Designing Peer Learning Academies for the Future of Work

Yesterday I participated in a design studio session on the Peer Academy product roadmap with the team and a number of clients and prospects. What became evident quickly was how much potential there is untapped in organisations and how new solutions can make it easier for people to share their expertise and collaborate to achieve personal and work goals.  We cannot leverage what our people already know when their skills are hidden, when collaboration is not recognised and when building capabilities takes unvalued time and effort.

In past learning projects with organisations, I have seen the power of peer mentoring.  Focusing on the exchange of learning and experience by peers expands the learning culture in an organisation from a culture of giving to the more junior and less experienced to a two-way dynamic exchange of skills and experience through networks. That benefits all in the organisation, reinforces collaboration and flattens the power dynamic in the organisation. The more people you engage in peer mentoring the value of that learning accelerates and scales exponentially.  This is one of the key reasons why I believe so strongly in the power of working out loud to help others to learn by watching work in progress.

Ultimately, peer learning is powerful too because the feedback of your peers is a way to understand and validate the skills and capabilities that you have developed.  Every time a peer shares their learning it is a two-way gift, both teacher and student benefit from the experience. Tacit knowledge is made explicit. Knowledge is validated and the teacher learns something from feedback. The organisation benefits too as understanding of the capabilities of the organisation develops through the platform and learning can be far more responsive to business needs than a centralised learning team developing courses to plan.

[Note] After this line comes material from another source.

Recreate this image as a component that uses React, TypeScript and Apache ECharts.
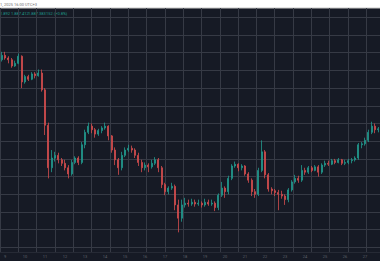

As we move into the fast paced agile future of work, organisations need to move more to leverage the collective potential of people. Social learning mediated through peers in networks are a key part of this opportunity.  This kind of learning is more than just peers delivering courses to each other. Ultimately peer learning becomes part of a Big Learning culture in the organisation, a systematic approach to ensuring every interaction in the company is a learning experience for individuals and the organisation.  This personal collaborative approach to learning is at the heart of organisational effectiveness in the digital era.